Reportagens do jornal colombiano El Tiempo indicaram que Alfredo Guzmán-Salazar, conhecido como Alfredillo, filho de El Chapo, liderou as operações colombianas do cartel a partir da cidade de Medellín entre 2016 e 2018. Segundo informações de inteligência das autoridades colombianas, bem como da DEA e do FBI, Alfredillo operava um laboratório de cocaína na periferia de Envigado, no sudeste de Medellín, que produzia aproximadamente 100 quilos de drogas por semana, informou El Tiempo. Supostamente, Guzmán-Salazar também estava sendo vigiado por membros da La Terraza, uma das mais notórias gangues armadas de Medellín, afiliada à Oficina de Envigado.
Estes desenvolvimentos são preocupantes e sugerem que a liderança das maiores e mais sofisticadas organizações de narcotráfico do México está procurando ampliar as operações transnacionais na Colômbia. À medida que o cenário criminoso da Colômbia continua a se fragmentar, o papel dos cartéis mexicanos no tráfico de cocaína parece que complicará ainda mais um conjunto já emaranhado de alianças criminosas e relações de segurança.

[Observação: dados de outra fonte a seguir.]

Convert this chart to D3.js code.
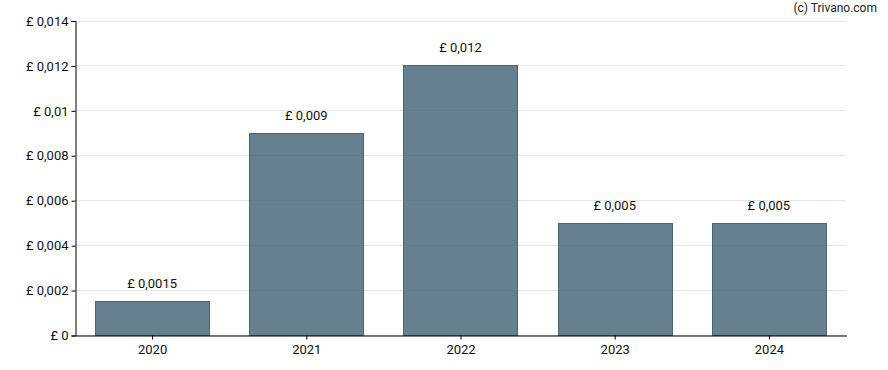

Para Sergio Guzmán, diretor da Colombia Risk Analysis, uma empresa de análise de risco e segurança, os cartéis mexicanos não são apenas uma ameaça para a Colômbia, mas para toda a região, que deve ser abordada “por todos os países envolvidos”, declarou ao site de notícias Business Insider, com sede em Nova York.